Publisher: Rescue Press (2018)

As a bird learns to sing first by listening, Andy Stallings’s Paradise is attuned and attentive to surrounding song. Stallings’s second collection’s interests are as various as the paradises that scaffold a life: paradises lost in memory’s mutable echo or fleetingly glimpsed in “the depth of a living tree,” in children squabbling or sketching colorful “scribulations,” in “such gloss, and sway, and / transparent grace as paradise / deftly affords.” Of course, “The value of tolerance for / paradise varies depending on / the tolerance, the paradise,” and Stallings awes at some versions while working to dismantle others. The praise that emerges in this careful awareness is tender, grave, and full of  delight. In Paradise, the inherent dignity of each thing— animal, vegetable, familial, ethereal—pulses into profound focus: “Nothing in / the universe is delicate / at scale.” “The stem of a flower should / not suffice to hold up / the weight of the blossom. / And yet.”

"Echoing Voltaire's dictum 'Paradise is where I am,' Andy Stallings's collection of variegated 'paradises' finds paradise where he is, in the sensory details and stories of daily life, in 'a pastry / brought home wrapped / in plastic, the smell of mid- /summer rain.' Like days, the paradises keep coming, reassuringly regular. But there's also trouble in paradise, as Stallings well knows, and the poems ask how much our access to paradise, even and especially the everyday kind, is dependent not on our behavior but on factors beyond our control—our skin color, gender, sexual orientation.
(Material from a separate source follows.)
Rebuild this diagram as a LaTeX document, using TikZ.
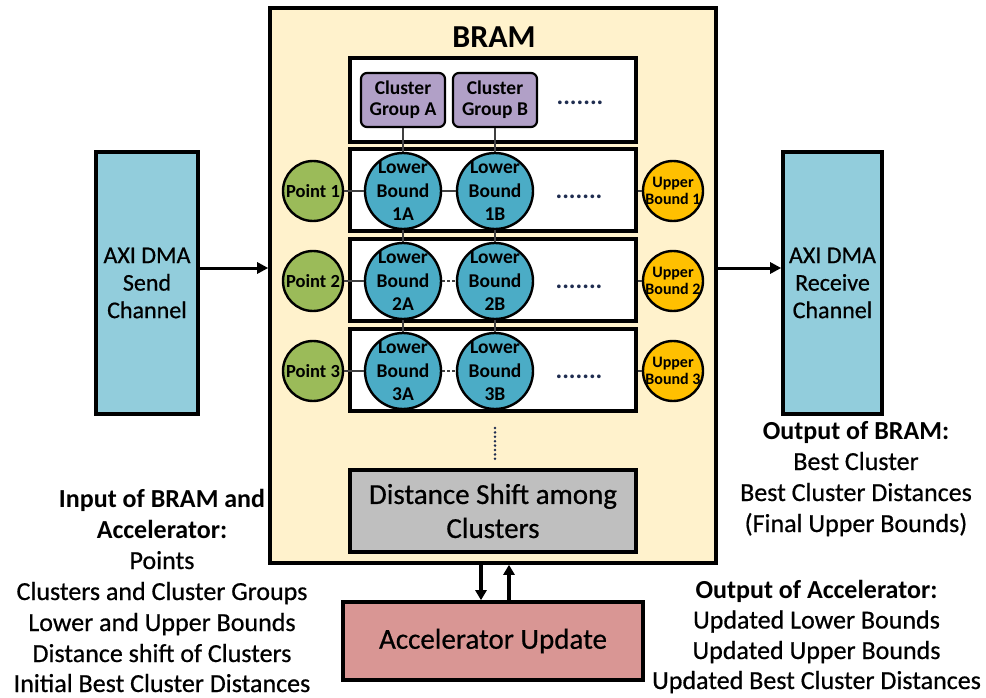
\documentclass[tikz,border=0pt]{standalone}
\usepackage{fontspec}
\setmainfont{Carlito}
\newfontfamily\medfont{Carlito}[FakeBold=0.6]
\usetikzlibrary{arrows.meta,calc}

\definecolor{bramfill}{HTML}{FFF2CC}
\definecolor{cgfill}{HTML}{B1A0C7}
\definecolor{lbfill}{HTML}{4BACC6}
\definecolor{ptfill}{HTML}{9BBB59}
\definecolor{ubfill}{HTML}{FFC000}
\definecolor{axifill}{HTML}{92CDDC}
\definecolor{dsfill}{HTML}{BFBFBF}
\definecolor{accfill}{HTML}{D99694}
\definecolor{dotcol}{HTML}{1F2D50}
\definecolor{linkcol}{HTML}{404040}

\tikzset{
  heavybox/.style={draw, line width=3.6pt, inner sep=0pt},
  cgbox/.style={draw, line width=2.2pt, rounded corners=6pt, fill=cgfill, inner sep=0pt,
    minimum width=84pt, minimum height=54pt, align=center,
    font=\bfseries\fontsize{19.5}{21}\selectfont},
  lbcirc/.style={circle, draw, line width=2.4pt, fill=lbfill, minimum size=76pt, inner sep=0pt},
  ptcirc/.style={circle, draw, line width=2.4pt, fill=ptfill, minimum size=60pt, inner sep=0pt},
  ubcirc/.style={circle, draw, line width=2.4pt, fill=ubfill, minimum size=60pt, inner sep=0pt},
  lbtext/.style={inner sep=0pt, align=center, font=\bfseries\fontsize{19.5}{23.5}\selectfont},
  pttext/.style={inner sep=0pt, align=center, font=\bfseries\fontsize{18.5}{20}\selectfont},
  ubtext/.style={inner sep=0pt, align=center, font=\bfseries\fontsize{16}{17.5}\selectfont},
  dotrow/.style={inner sep=0pt, text=dotcol, font=\bfseries\fontsize{25}{27}\selectfont},
  link/.style={draw=linkcol, line width=1.3pt},
  dlink/.style={link, dash pattern=on 3pt off 2pt},
  flow/.style={line width=3pt, -{Triangle[length=11pt,width=11pt]}},
  vflow/.style={line width=3.8pt, -{Triangle[length=10pt,width=11pt]}},
  note/.style={inner sep=0pt, anchor=base, font=\medfont\fontsize{26}{31}\selectfont},
  notehead/.style={note, font=\bfseries\fontsize{26}{31}\selectfont},
}

\begin{document}
\begin{tikzpicture}[x=1pt,y=-1pt]
\useasboundingbox (0,0) rectangle (986,698);

% BRAM container
\node[heavybox, fill=bramfill, minimum width=446pt, minimum height=555pt] (bram) at (493,285.5) {};
\node[inner sep=0pt, anchor=base, font=\bfseries\fontsize{32}{38}\selectfont] (title) at (494,48) {BRAM};

% cluster group row
\node[heavybox, fill=white, minimum width=286pt, minimum height=84pt] (cgrow) at (493,100) {};
\node[cgbox] (cgA) at (403,100) {Cluster\\Group A};
\node[cgbox] (cgB) at (495,100) {Cluster\\Group B};
\node[dotrow] (cgdots) at (580,103) {.......};

% rows of bounds
\foreach \r/\y in {1/190,2/280,3/370}{
  \node[heavybox, fill=white, minimum width=286pt, minimum height=82pt] (row\r) at (493,\y) {};
  \node[ptcirc, label={[pttext]center:Point \r}] (pt\r) at (313,\y+1) {};
  \node[lbcirc, label={[lbtext]center:{Lower\\Bound\\\r A}}] (lb\r A) at (403,\y+1) {};
  \node[lbcirc, label={[lbtext]center:{Lower\\Bound\\\r B}}] (lb\r B) at (495,\y+1) {};
  \node[ubcirc, label={[ubtext]center:{Upper\\Bound \r}}] (ub\r) at (673,\y+1) {};
  \node[dotrow] (rdots\r) at (579,\y+7) {.......};
  \draw[link] (pt\r) -- (lb\r A);
  \draw[link] (ub\r.west) -- (ub\r.west -| row\r.east);
}
\draw[link] (lb1A) -- (lb1B);
\draw[dlink] (lb2A) -- (lb2B);
\draw[dlink] (lb3A) -- (lb3B);

% column links
\draw[link] (cgA.south) -- (lb1A.north);
\draw[link] (lb1A.south) -- (lb2A.north);
\draw[link] (lb2A.south) -- (lb3A.north);
\draw[link] (cgB.south) -- (lb1B.north);
\draw[link] (lb1B.south) -- (lb2B.north);
\draw[link] (lb2B.south) -- (lb3B.north);

% more rows follow
\coordinate (vdtop) at (495,428);
\coordinate (vdbot) at (495,459);
\draw[line width=2.8pt, line cap=round, dash pattern=on 0pt off 4.4pt, draw=dotcol] (vdtop) -- (vdbot);

% distance shift
\node[heavybox, fill=dsfill, minimum width=286pt, minimum height=82pt, align=center,
      font=\medfont\fontsize{29}{34}\selectfont] (dshift) at (493,511) {Distance Shift among\\Clusters};

% accelerator
\node[heavybox, fill=accfill, minimum width=300pt, minimum height=78pt,
      font=\medfont\fontsize{29}{34}\selectfont] (acc) at (493,641) {Accelerator Update};

% DMA channels
\node[heavybox, fill=axifill, minimum width=102pt, minimum height=262pt, align=center,
      font=\medfont\fontsize{24}{27.5}\selectfont] (send) at (147,283) {AXI DMA\\Send\\Channel};
\node[heavybox, fill=axifill, minimum width=99pt, minimum height=262pt, align=center,
      font=\medfont\fontsize{24}{27.5}\selectfont] (recv) at (832.5,283) {AXI DMA\\Receive\\Channel};

% data flow
\coordinate (flowy) at (0,268);
\draw[flow] (send.east |- flowy) -- (bram.west |- flowy);
\draw[flow] (bram.east |- flowy) -- (recv.west |- flowy);
\coordinate (downx) at (481,0);
\coordinate (upx) at (509,0);
\draw[vflow] (bram.south -| downx) -- (acc.north -| downx);
\draw[vflow] (acc.north -| upx) -- (bram.south -| upx);

% notes
\node[notehead] (in1) at (162,507) {Input of BRAM and};
\node[notehead] (in2) at (162,538) {Accelerator:};
\node[note] (in3) at (162,569) {Points};
\node[note] (in4) at (162,600) {Clusters and Cluster Groups};
\node[note] (in5) at (162,631) {Lower and Upper Bounds};
\node[note] (in6) at (162,662) {Distance shift of Clusters};
\node[note] (in7) at (162,692) {Initial Best Cluster Distances};

\node[notehead] (ob1) at (856,439) {Output of BRAM:};
\node[note] (ob2) at (856,470) {Best Cluster};
\node[note] (ob3) at (856,501) {Best Cluster Distances};
\node[note] (ob4) at (856,532) {(Final Upper Bounds)};

\node[notehead] (oa1) at (816.5,598) {Output of Accelerator:};
\node[note] (oa2) at (816.5,628.5) {Updated Lower Bounds};
\node[note] (oa3) at (816.5,659) {Updated Upper Bounds};
\node[note] (oa4) at (816.5,689) {Updated Best Cluster Distances};
\end{tikzpicture}
\end{document}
Stallings's always taut, often paratactic and aphoristic lyrics, exquisitely aware of sound, are compellingly intelligent, endlessly conscientious. My personal version of paradise would be full of thinking this attentive to others and to the world around us."

–Donna Stonecipher

"When I first encountered this work it was winter, and as I read I became aware that it was snowing inside my body. I was not only transported—I had changed. These poems keep arriving, in every season, which is to say they are love. Over and over we move into the familiar and become new; we molt and stand back to look at the shape. 'I know what the sky sees,' Stallings says, and soon, so will you."